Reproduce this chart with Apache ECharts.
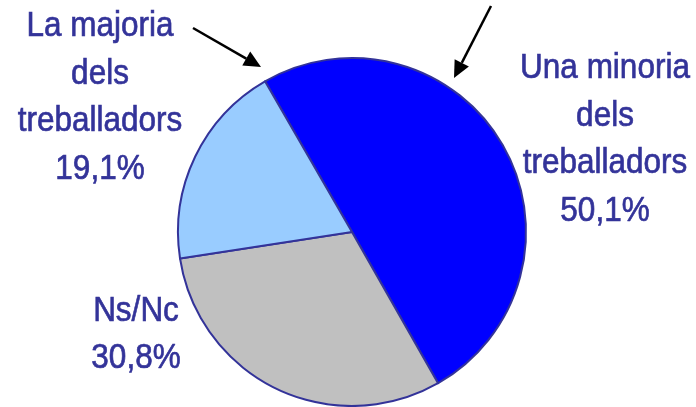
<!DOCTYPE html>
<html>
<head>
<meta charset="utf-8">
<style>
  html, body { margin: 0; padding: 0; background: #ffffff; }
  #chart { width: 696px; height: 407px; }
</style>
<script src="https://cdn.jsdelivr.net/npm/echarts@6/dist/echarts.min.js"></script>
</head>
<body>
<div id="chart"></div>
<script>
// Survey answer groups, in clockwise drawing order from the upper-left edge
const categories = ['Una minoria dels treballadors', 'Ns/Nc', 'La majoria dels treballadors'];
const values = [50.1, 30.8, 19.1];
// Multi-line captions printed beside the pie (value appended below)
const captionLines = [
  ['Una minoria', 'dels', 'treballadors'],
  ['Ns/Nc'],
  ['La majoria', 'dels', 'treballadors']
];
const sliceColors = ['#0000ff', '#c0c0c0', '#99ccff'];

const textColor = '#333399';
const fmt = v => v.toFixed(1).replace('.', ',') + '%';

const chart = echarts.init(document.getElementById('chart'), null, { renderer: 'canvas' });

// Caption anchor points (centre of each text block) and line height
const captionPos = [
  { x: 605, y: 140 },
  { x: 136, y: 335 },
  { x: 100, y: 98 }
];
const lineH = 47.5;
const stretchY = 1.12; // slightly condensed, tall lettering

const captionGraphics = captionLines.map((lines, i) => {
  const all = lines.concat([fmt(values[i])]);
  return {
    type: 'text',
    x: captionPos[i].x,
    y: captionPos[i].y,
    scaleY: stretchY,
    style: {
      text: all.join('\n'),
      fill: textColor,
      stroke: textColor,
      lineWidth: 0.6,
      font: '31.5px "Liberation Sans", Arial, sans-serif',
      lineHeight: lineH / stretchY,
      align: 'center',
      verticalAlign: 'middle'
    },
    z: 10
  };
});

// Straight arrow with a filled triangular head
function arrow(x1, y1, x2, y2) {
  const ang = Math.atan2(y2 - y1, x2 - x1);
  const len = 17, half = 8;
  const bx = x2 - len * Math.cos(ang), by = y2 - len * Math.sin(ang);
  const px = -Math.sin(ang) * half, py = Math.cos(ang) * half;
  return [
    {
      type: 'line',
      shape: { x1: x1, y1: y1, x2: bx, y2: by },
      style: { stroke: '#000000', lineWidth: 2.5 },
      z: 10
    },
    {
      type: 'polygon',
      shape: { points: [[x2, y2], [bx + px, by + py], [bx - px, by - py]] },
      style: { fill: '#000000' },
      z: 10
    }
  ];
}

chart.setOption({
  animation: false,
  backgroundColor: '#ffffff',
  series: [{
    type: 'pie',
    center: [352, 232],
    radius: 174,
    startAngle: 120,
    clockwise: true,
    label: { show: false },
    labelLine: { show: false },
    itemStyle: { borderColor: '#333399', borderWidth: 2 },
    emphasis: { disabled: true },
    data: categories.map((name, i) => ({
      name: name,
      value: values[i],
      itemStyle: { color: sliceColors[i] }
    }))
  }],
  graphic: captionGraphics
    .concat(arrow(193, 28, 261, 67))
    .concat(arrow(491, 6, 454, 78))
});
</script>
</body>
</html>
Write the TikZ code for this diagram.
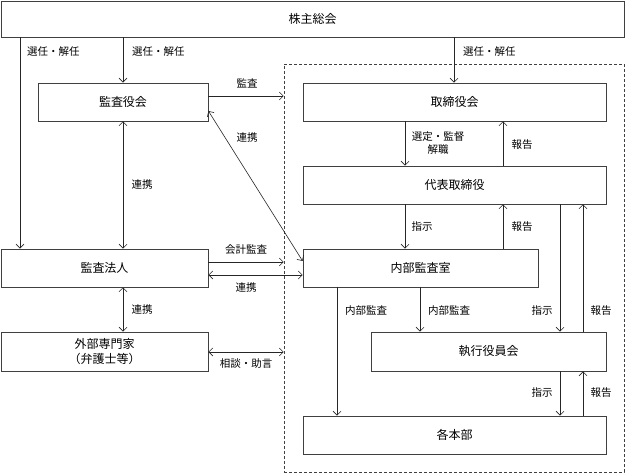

== == ==

» WHAT THE TASK REQUIRES
Write out each line again precisely as it appears, skipping every picture.

» ANSWER TO THE PROBLEM
Reproduce this chart with Apache ECharts.
<!DOCTYPE html>
<html>
<head>
<meta charset="utf-8">
<style>
  html, body { margin: 0; padding: 0; background: #ffffff; }
  #chart { width: 696px; height: 407px; }
</style>
<script src="https://cdn.jsdelivr.net/npm/echarts@6/dist/echarts.min.js"></script>
</head>
<body>
<div id="chart"></div>
<script>
// Survey answer groups, in clockwise drawing order from the upper-left edge
const categories = ['Una minoria dels treballadors', 'Ns/Nc', 'La majoria dels treballadors'];
const values = [50.1, 30.8, 19.1];
// Multi-line captions printed beside the pie (value appended below)
const captionLines = [
  ['Una minoria', 'dels', 'treballadors'],
  ['Ns/Nc'],
  ['La majoria', 'dels', 'treballadors']
];
const sliceColors = ['#0000ff', '#c0c0c0', '#99ccff'];

const textColor = '#333399';
const fmt = v => v.toFixed(1).replace('.', ',') + '%';

const chart = echarts.init(document.getElementById('chart'), null, { renderer: 'canvas' });

// Caption anchor points (centre of each text block) and line height
const captionPos = [
  { x: 605, y: 140 },
  { x: 136, y: 335 },
  { x: 100, y: 98 }
];
const lineH = 47.5;
const stretchY = 1.12; // slightly condensed, tall lettering

const captionGraphics = captionLines.map((lines, i) => {
  const all = lines.concat([fmt(values[i])]);
  return {
    type: 'text',
    x: captionPos[i].x,
    y: captionPos[i].y,
    scaleY: stretchY,
    style: {
      text: all.join('\n'),
      fill: textColor,
      stroke: textColor,
      lineWidth: 0.6,
      font: '31.5px "Liberation Sans", Arial, sans-serif',
      lineHeight: lineH / stretchY,
      align: 'center',
      verticalAlign: 'middle'
    },
    z: 10
  };
});

// Straight arrow with a filled triangular head
function arrow(x1, y1, x2, y2) {
  const ang = Math.atan2(y2 - y1, x2 - x1);
  const len = 17, half = 8;
  const bx = x2 - len * Math.cos(ang), by = y2 - len * Math.sin(ang);
  const px = -Math.sin(ang) * half, py = Math.cos(ang) * half;
  return [
    {
      type: 'line',
      shape: { x1: x1, y1: y1, x2: bx, y2: by },
      style: { stroke: '#000000', lineWidth: 2.5 },
      z: 10
    },
    {
      type: 'polygon',
      shape: { points: [[x2, y2], [bx + px, by + py], [bx - px, by - py]] },
      style: { fill: '#000000' },
      z: 10
    }
  ];
}

chart.setOption({
  animation: false,
  backgroundColor: '#ffffff',
  series: [{
    type: 'pie',
    center: [352, 232],
    radius: 174,
    startAngle: 120,
    clockwise: true,
    label: { show: false },
    labelLine: { show: false },
    itemStyle: { borderColor: '#333399', borderWidth: 2 },
    emphasis: { disabled: true },
    data: categories.map((name, i) => ({
      name: name,
      value: values[i],
      itemStyle: { color: sliceColors[i] }
    }))
  }],
  graphic: captionGraphics
    .concat(arrow(193, 28, 261, 67))
    .concat(arrow(491, 6, 454, 78))
});
</script>
</body>
</html>
Write the TikZ code for this diagram.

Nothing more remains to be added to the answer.